Ce sont à nouveau ces cris de bêtes, ces cris stupides autour de l'argent,
dépensé ou pas dépensé, à tort. L'argent qui devrait couler à flot dans
une famille dont le paternel est cadre, mais disparaît au contraire, de façon
incompréhensible, dans une sorte de tonneau des Danaïdes.
Et la dispute grandit, " scène de ménage ", quel terme pudique…voici
la réalité.
La dispute grandit, et dans le salon, mon père et ma mère sont face à face,
à deux mètres de distance. Alors, parfois, c'est un objet qui en fait les
frais.
Un objet cher à une personne, un objet précieux, symbolique, que mon père
lance par terre avec haine et fureur. Le choc fait mal au delà de l'objet qui
rencontre le sol. Le choc est mental. On ne sait, quand on ne l'a vu et subit de
ses yeux, le poids d'un objet brisé. Il y a alors à nouveau des cris, mais ce
sont des cris de désespoir, de chagrin. Les cris de ma mère, devant son objet
brisé. Et ces cris font aussi mal que les bris. Redoublent la douleur. C'est un
pressing tout neuf, qu'elle a acheté pour prendre soin de ses vêtements, qu'il
a voulu casser aujourd'hui. Pour une fois qu'elle voulait prendre soin d'elle
malgré les vieilles choses qui la hantent…
Mon père a toujours été celui qui a tout cassé.
Un objet m'était cher : une voiture radiocommandée, une voiture de course qui
allait très vite. A cours peut-être d'objets appartenant à ma mère, c'est
elle qui est en l'air, tenue à bout de bras par la fureur destructrice,
maintenant.
Viser l'objet appartenant à la fille pour faire mal à la mère.

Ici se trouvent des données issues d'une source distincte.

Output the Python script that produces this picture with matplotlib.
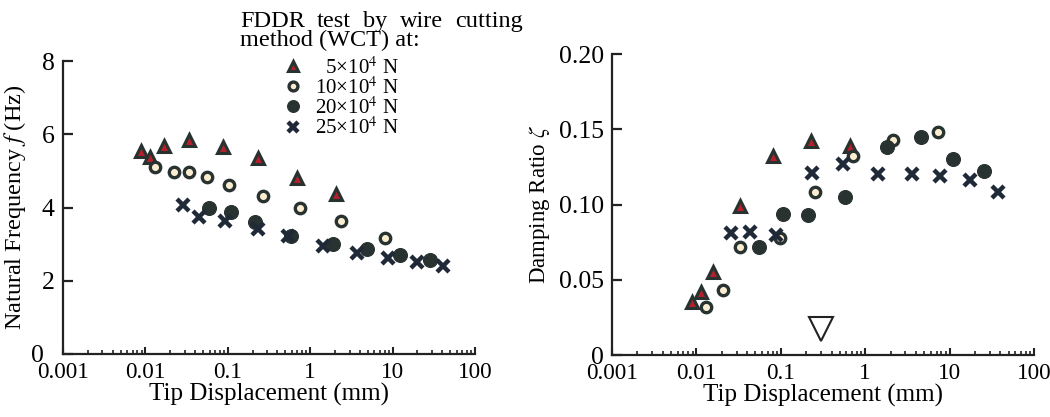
import matplotlib
matplotlib.use("Agg")
import matplotlib.pyplot as plt
import matplotlib.transforms as mtransforms
from matplotlib.lines import Line2D
from matplotlib.ticker import LogLocator, FixedLocator, NullFormatter

plt.rcParams['font.family'] = ['Liberation Serif', 'DejaVu Serif']
plt.rcParams['mathtext.fontset'] = 'stix'

# ---- Natural frequency vs tip displacement ----
f5_x = [0.0089, 0.0114, 0.0168, 0.0341, 0.088, 0.234, 0.685, 2.06]
f5_y = [5.54, 5.38, 5.69, 5.85, 5.66, 5.35, 4.80, 4.38]
f10_x = [0.0131, 0.0224, 0.0341, 0.0555, 0.104, 0.27, 0.75, 2.34, 8.09]
f10_y = [5.10, 4.97, 4.97, 4.84, 4.62, 4.31, 3.98, 3.62, 3.18]
f20_x = [0.0596, 0.108, 0.214, 0.58, 1.91, 4.85, 12.3, 28.4]
f20_y = [3.98, 3.89, 3.61, 3.22, 3.00, 2.86, 2.70, 2.58]
f25_x = [0.0284, 0.045, 0.0925, 0.234, 0.54, 1.44, 3.73, 8.87, 19.6, 41.2]
f25_y = [4.07, 3.75, 3.64, 3.41, 3.22, 2.94, 2.76, 2.63, 2.52, 2.41]

# ---- Damping ratio vs tip displacement ----
d5_x = [0.0088, 0.0112, 0.0158, 0.0329, 0.0815, 0.226, 0.66]
d5_y = [0.035, 0.042, 0.055, 0.099, 0.132, 0.142, 0.139]
d10_x = [0.013, 0.0209, 0.0329, 0.0977, 0.254, 0.723, 2.15, 7.35]
d10_y = [0.032, 0.043, 0.072, 0.078, 0.108, 0.132, 0.143, 0.148]
d20_x = [0.0556, 0.107, 0.212, 0.577, 1.80, 4.54, 10.9, 25.8]
d20_y = [0.072, 0.094, 0.093, 0.105, 0.138, 0.145, 0.130, 0.122]
d25_x = [0.0255, 0.0432, 0.0877, 0.232, 0.551, 1.43, 3.56, 7.7, 17.5, 37.1]
d25_y = [0.081, 0.082, 0.080, 0.121, 0.127, 0.120, 0.120, 0.119, 0.116, 0.108]

# open inverted triangle on the damping axis
mark_x = [0.3]
mark_y = [0.017]

heading_words = ["FDDR", "test", "by", "wire", "cutting"]
heading_line2 = "method (WCT) at:"
series_labels = ["  5×10$^4$ N", "10×10$^4$ N",
                 "20×10$^4$ N", "25×10$^4$ N"]
x_ticks = [0.001, 0.01, 0.1, 1, 10, 100]
x_ticklabels = ["0.001", "0.01", "0.1", "1", "10", "100"]
f_ticks = [0, 2, 4, 6, 8]
d_ticks = [0, 0.05, 0.10, 0.15, 0.20]
d_ticklabels = ["0", "0.05", "0.10", "0.15", "0.20"]

DARK = '#283230'
NAVY = '#1f2937'
RED = '#b3202c'
PALE = '#fbedd0'
INK = '#222222'

styles = [
    dict(marker='^', ms=8.5, mfc=RED, mec=DARK, mew=2.2, ls='none'),
    dict(marker='o', ms=7.5, mfc=PALE, mec=DARK, mew=2.4, ls='none'),
    dict(marker='o', ms=10, mfc=DARK, mec=DARK, mew=0.8, ls='none'),
    dict(marker='x', ms=8.5, mec=NAVY, mew=3.2, ls='none'),
]

W, H = 1050, 417
fig = plt.figure(figsize=(W / 100, H / 100), dpi=100)
ax1 = fig.add_axes([63 / W, 1 - 354 / H, 412 / W, 293 / H])
ax2 = fig.add_axes([612 / W, 1 - 355 / H, 422 / W, 301 / H])


def style_axis(ax):
    ax.set_xscale('log')
    ax.set_xlim(0.001, 100)
    for s in ('top', 'right'):
        ax.spines[s].set_visible(False)
    for s in ('left', 'bottom'):
        ax.spines[s].set_linewidth(1.6)
        ax.spines[s].set_color(INK)
    ax.xaxis.set_major_locator(FixedLocator(x_ticks))
    ax.set_xticklabels(x_ticklabels)
    ax.xaxis.set_minor_locator(LogLocator(base=10, subs=range(2, 10)))
    ax.xaxis.set_minor_formatter(NullFormatter())
    ax.tick_params(axis='x', which='major', direction='in', length=5,
                   width=1.5, labelsize=16.7, pad=6, color=INK)
    ax.tick_params(axis='x', which='minor', direction='in', length=3,
                   width=1.2, color=INK)
    ax.tick_params(axis='y', which='major', direction='in', length=7.5,
                   width=1.6, labelsize=18.5, pad=6, color=INK)
    ax.set_xlabel("Tip Displacement (mm)", fontsize=18, labelpad=0)


# left panel
for (x, y), st in zip([(f5_x, f5_y), (f10_x, f10_y), (f20_x, f20_y),
                       (f25_x, f25_y)], styles):
    ax1.plot(x, y, clip_on=False, **st)
style_axis(ax1)
ax1.set_ylim(0, 8)
ax1.set_yticks(f_ticks)
ax1.set_ylabel(r"Natural Frequency $f$ (Hz)", fontsize=17.5)
ax1.yaxis.set_label_coords(-0.085, 0.5)
# nudge the "0" label left so it clears the first x label
zero_lbl = ax1.get_yticklabels()[0]
zero_lbl.set_transform(zero_lbl.get_transform() +
                       mtransforms.ScaledTranslation(-11 / 100, 0,
                                                     fig.dpi_scale_trans))

# right panel
for (x, y), st in zip([(d5_x, d5_y), (d10_x, d10_y), (d20_x, d20_y),
                       (d25_x, d25_y)], styles):
    ax2.plot(x, y, clip_on=False, **st)
ax2.plot(mark_x, mark_y, marker='v', ms=17, mfc='white', mec=INK,
         mew=1.5, ls='none', clip_on=False)
style_axis(ax2)
ax2.set_ylim(0, 0.20)
ax2.set_yticks(d_ticks)
ax2.set_yticklabels(d_ticklabels)
ax2.set_ylabel(r"Damping Ratio $\zeta$", fontsize=16.5)
ax2.yaxis.set_label_coords(-0.143, 0.5)

# heading over the legend: first line justified between two edges
x_left, x_right = 240, 523
renderer = fig.canvas.get_renderer()
word_texts = [fig.text(0, 1 - 27 / H, w, fontsize=17.5, ha='left',
                       va='baseline') for w in heading_words]
widths = [t.get_window_extent(renderer).width for t in word_texts]
gap = (x_right - x_left - sum(widths)) / (len(widths) - 1)
xpos = x_left
for t, w in zip(word_texts, widths):
    t.set_x(xpos / W)
    xpos += w + gap
fig.text(x_left / W, 1 - 46 / H, heading_line2, fontsize=17.5,
         ha='left', va='baseline')

handles = [Line2D([], [], **st) for st in styles]
for h in handles:
    h.set_markersize(h.get_markersize() * 0.85)
ax1.legend(handles, series_labels, loc='upper left',
           bbox_to_anchor=(283 / W, 1 - 57 / H),
           bbox_transform=fig.transFigure, frameon=False, fontsize=15,
           handlelength=1.0, handletextpad=0.54, labelspacing=-0.08,
           borderpad=0, borderaxespad=0, numpoints=1)

fig.savefig("out.png", dpi=100, facecolor='white')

Et c'est un chœur que l'on entend alors, un chœur de deux personnes face à la
violence du geste en suspens, du geste qui se fait. Du choc sur le sol.
Mais ce que j'aimais dans cette voiture radiocommandée, c'était non seulement
sa vitesse, mais aussi sa résistance : un gros pare-chocs à l'avant, de
grosses roues sculptées à l'arrière, une carcasse qui en avait vu d'autres
dehors.
Cette voiture est aujourd'hui chez moi, hors d'état, l'antenne cassée, le
pare-chocs brisé, hors d'état de marche. Mais c'est l'usure qui a réalisé
cette œuvre. Pas mon père. Car ce jour là l'objet a résisté au choc,
continué à pouvoir rouler vite, même s'il restait quelques traces sur la
carrosserie. Même si ma voiture ne fut plus jamais exactement pareille à
" avant " le choc…
Mais les objets ne suffisaient pas. Et parfois, la dispute journalière
menaçait, à force, de prendre un autre tour. Un tour plus grave. Face auquel
ma mère brisait parfois un verre, entre elle et mon père, "CLANG !"
par terre, pour le stopper,
stopper son élan. Un élan prêt à frapper.
Combien de verres cassés, combien de verres achetés pour avoir encore des
verres où boire, durant toutes ces années.
Mais les verres n'étaient pas toujours là. Moi j'étais toujours là. Moi
j'étais au lycée. Et, si depuis toujours, j'avais tout essayé, sans succès,
pour faire stopper ces disputes, ces " scènes de ménage ", cette
violence, je n'ai jamais réussi. Même ma mère me reprochait de me mêler de
leurs affaires. Affaires qui, pourtant, étaient là, devant moi, et étaient
brutales, insupportables pour moi. Affaires dont je ne pouvais que me mêler.
Ainsi, quand j'étais au lycée, la dispute montait en charge jusqu'à ce que
mon père lève un bras, situé à portée, moins d'un mètre, de ma mère. Et
il n'y avait plus de verres entre eux. Et, pour stopper cette violence, ce coup
avant qu'il ne parte et n'atteigne sa cible, je frappais le bras en l'air avant
qu'il n'accomplisse son oeuvre. Tiens, prends ça, stop. Et le regard de mon
père, et son bras, se détournaient dans ma direction. Et je savais l'urgence
de l'errance. J'étais déjà dans l'entrée, prenant mon manteau. Et le regard
plein de haine et d'envie de frapper était déjà dans l'entrée, derrière moi
cette fois : but atteint, sa violence n'était plus pour ma mère mais pour moi.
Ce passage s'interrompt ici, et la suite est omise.